=== Dataset section ===
[start]

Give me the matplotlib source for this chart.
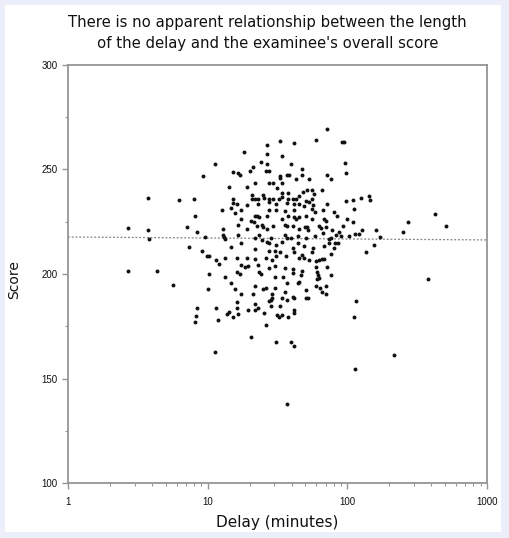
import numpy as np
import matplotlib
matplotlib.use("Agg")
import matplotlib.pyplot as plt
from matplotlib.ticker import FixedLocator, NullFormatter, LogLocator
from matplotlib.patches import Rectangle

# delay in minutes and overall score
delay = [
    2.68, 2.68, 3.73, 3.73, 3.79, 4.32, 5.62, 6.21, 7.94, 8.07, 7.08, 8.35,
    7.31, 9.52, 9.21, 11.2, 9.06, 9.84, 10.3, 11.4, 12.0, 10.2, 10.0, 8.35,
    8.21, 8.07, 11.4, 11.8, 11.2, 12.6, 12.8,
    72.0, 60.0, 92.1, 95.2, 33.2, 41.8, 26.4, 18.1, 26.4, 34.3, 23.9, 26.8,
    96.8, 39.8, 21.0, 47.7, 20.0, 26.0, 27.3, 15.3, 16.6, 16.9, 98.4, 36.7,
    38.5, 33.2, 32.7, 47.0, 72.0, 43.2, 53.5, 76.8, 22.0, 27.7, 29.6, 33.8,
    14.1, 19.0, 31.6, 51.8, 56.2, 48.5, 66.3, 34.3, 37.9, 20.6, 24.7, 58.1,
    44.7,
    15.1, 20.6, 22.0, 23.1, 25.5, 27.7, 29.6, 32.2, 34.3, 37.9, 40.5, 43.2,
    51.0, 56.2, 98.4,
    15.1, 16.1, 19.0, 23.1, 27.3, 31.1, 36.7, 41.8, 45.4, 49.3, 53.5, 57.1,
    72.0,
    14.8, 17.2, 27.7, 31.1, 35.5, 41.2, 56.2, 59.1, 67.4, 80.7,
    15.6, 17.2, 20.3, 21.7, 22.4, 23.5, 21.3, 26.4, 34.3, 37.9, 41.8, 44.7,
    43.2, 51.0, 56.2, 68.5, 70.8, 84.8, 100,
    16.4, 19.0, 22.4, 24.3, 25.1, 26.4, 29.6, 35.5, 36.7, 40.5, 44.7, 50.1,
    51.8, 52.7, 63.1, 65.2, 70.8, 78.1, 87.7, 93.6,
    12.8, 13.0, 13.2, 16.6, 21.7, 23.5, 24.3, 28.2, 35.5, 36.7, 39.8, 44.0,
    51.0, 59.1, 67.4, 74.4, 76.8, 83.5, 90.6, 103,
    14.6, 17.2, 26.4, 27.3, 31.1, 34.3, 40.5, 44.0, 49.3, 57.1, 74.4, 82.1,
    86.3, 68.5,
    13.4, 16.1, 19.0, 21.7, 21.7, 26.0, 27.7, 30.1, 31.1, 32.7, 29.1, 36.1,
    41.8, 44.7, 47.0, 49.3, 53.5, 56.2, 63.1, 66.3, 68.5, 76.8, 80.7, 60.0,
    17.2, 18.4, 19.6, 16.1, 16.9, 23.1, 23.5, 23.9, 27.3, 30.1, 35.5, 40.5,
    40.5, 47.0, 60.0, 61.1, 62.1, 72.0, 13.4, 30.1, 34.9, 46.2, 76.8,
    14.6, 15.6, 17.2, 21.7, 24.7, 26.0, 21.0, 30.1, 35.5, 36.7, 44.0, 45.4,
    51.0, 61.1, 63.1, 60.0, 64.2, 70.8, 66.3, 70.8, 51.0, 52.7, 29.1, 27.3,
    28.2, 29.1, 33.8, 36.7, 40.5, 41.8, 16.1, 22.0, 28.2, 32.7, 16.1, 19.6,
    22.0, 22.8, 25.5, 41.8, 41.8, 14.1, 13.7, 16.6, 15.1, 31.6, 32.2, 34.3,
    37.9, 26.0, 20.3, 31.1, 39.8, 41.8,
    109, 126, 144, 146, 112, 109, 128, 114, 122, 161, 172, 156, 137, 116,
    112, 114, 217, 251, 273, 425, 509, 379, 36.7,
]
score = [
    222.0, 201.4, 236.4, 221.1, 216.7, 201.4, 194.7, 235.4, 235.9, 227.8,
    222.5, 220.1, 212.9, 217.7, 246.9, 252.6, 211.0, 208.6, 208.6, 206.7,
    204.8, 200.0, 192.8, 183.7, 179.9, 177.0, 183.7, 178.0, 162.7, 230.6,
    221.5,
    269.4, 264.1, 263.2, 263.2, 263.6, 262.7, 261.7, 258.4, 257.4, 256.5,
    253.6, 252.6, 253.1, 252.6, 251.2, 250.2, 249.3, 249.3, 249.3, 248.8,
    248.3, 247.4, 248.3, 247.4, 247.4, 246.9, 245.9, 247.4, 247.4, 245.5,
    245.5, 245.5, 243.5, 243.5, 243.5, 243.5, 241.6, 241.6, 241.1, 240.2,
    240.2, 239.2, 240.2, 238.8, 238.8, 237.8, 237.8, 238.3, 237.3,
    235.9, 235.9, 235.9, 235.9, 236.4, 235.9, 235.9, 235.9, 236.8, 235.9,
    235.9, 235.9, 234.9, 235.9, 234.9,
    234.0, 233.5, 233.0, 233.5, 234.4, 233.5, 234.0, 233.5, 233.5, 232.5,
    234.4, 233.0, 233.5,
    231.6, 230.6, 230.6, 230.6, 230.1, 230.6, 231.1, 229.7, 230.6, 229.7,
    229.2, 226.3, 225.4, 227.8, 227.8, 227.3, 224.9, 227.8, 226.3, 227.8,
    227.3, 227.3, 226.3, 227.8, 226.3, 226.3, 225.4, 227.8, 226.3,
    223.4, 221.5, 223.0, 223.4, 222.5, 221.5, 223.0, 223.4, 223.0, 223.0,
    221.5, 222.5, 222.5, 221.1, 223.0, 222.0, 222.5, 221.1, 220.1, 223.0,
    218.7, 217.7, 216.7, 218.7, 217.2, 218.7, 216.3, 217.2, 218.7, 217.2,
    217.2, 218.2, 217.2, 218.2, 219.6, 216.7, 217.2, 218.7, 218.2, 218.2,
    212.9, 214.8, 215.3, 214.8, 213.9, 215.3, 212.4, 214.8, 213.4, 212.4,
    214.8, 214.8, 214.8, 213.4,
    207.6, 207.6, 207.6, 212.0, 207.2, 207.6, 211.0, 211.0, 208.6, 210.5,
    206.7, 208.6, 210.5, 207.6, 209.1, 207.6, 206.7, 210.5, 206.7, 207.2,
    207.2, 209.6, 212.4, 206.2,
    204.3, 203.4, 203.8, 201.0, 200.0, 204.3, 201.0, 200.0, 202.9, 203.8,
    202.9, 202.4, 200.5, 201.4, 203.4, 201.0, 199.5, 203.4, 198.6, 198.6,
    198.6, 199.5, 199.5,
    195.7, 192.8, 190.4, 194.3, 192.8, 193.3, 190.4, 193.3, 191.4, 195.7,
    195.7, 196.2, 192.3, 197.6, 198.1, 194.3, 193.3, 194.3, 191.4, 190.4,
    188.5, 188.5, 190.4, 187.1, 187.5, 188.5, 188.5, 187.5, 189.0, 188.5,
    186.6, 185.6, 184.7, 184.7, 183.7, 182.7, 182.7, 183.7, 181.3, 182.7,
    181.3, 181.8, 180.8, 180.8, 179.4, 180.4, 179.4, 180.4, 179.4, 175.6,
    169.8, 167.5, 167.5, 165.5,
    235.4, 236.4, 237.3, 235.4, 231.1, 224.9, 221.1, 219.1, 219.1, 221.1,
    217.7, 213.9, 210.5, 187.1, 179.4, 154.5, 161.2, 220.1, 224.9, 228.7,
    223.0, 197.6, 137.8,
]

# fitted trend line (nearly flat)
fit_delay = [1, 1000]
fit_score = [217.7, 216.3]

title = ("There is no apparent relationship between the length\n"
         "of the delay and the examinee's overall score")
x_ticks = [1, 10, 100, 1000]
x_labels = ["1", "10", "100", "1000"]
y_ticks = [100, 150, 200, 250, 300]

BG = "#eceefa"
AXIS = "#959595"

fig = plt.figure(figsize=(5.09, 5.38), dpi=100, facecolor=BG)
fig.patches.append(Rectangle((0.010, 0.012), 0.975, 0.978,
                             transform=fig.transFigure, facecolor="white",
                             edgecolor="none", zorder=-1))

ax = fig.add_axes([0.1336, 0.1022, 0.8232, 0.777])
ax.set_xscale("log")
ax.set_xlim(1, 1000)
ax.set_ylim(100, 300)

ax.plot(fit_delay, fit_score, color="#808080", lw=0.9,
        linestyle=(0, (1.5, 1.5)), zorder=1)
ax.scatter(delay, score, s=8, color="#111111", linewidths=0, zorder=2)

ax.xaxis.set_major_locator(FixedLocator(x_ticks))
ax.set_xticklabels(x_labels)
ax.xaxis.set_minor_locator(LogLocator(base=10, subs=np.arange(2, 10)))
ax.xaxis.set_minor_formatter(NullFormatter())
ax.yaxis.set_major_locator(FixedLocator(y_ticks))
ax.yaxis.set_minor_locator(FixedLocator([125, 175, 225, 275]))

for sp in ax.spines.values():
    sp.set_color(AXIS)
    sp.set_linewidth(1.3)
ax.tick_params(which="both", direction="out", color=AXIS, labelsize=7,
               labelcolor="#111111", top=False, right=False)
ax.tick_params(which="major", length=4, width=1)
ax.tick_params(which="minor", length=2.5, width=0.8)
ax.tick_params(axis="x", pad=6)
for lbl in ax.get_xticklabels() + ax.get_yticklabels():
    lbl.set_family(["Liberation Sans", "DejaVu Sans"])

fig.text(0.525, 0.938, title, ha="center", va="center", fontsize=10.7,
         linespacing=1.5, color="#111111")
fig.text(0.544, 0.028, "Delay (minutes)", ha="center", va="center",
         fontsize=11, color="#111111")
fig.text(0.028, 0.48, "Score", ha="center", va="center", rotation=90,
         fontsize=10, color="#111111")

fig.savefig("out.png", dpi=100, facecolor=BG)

[end]

=== Aim ===
Write out the lines from the start of the material to the line with "from matplotlib.patches import Rectangle", inclusive and exactly. Skip the pictures.

=== Full output ===
Give me the matplotlib source for this chart.
import numpy as np
import matplotlib
matplotlib.use("Agg")
import matplotlib.pyplot as plt
from matplotlib.ticker import FixedLocator, NullFormatter, LogLocator
from matplotlib.patches import Rectangle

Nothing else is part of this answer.